Imports of US aircraft helped push Japan to a trade deficit in May, official data showed onMonday, but experts said it was a temporary effect not linked to ongoing trade tensions.

Japan's imports rose 14.0 per cent in May from a year earlier, according to finance ministry data.

Exports also enjoyed an 8.0 percent rise but the overall effect was a net deficit of 578.3 billion yen ($5 billion). The deficit was nearly three times the size of the figure last year and came after two consecutive months of surplus.

“The deficit came from a surge in imports from the United States,” said Takeshi Minami, chief economist at the Norinchukin Research Institute, noting a quadrupling of Japan's purchases of US aircraft.

He also noted that crude oil prices rose strongly, pushing Japan's import bills higher.

“It's a temporary rise and is not linked to trade policies,” he said, ruling out the possibility that Japan was boosting purchases of US products as Washington adopts an increasingly protectionist trade policy.

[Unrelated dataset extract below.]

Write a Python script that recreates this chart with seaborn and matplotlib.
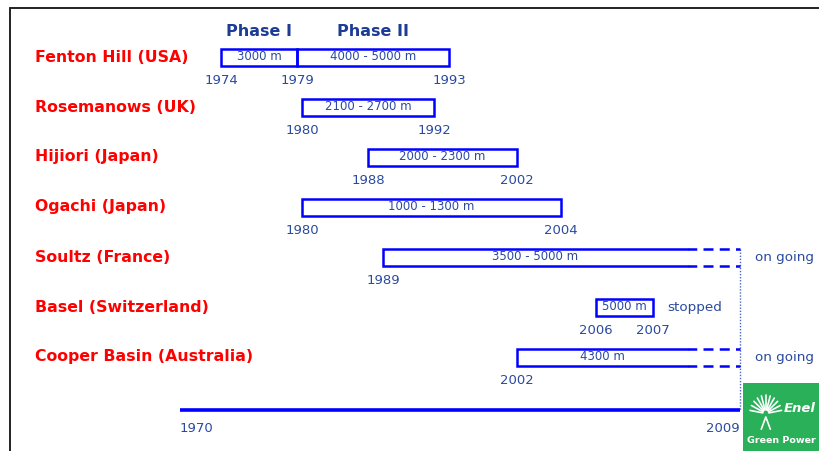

“Exports will keep growing for a while but we should be cautious against protectionist moves, a possible slowdown in the robust US economy, and how emerging markets are faring in light of hikes in US interest rates,” Minami told AFP.

Overall Japanese imports from the US rose nearly 20 percent year-on-year, meaning its politically sensitive trade surplus with Washington fell 17.3 per cent.

Meanwhile, Japan's deficit with its biggest trading partner China shrank 10.4 percent with exports growing 13.9 per cent.

Worries about a trade war are growing as Washington and Beijing exchange tit-for-tat tariff announcements.

Marking a departure from a decades-long, US-led drive for open and free trade, President Donald Trump has claimed that massive flows of imports to the United States threaten national security.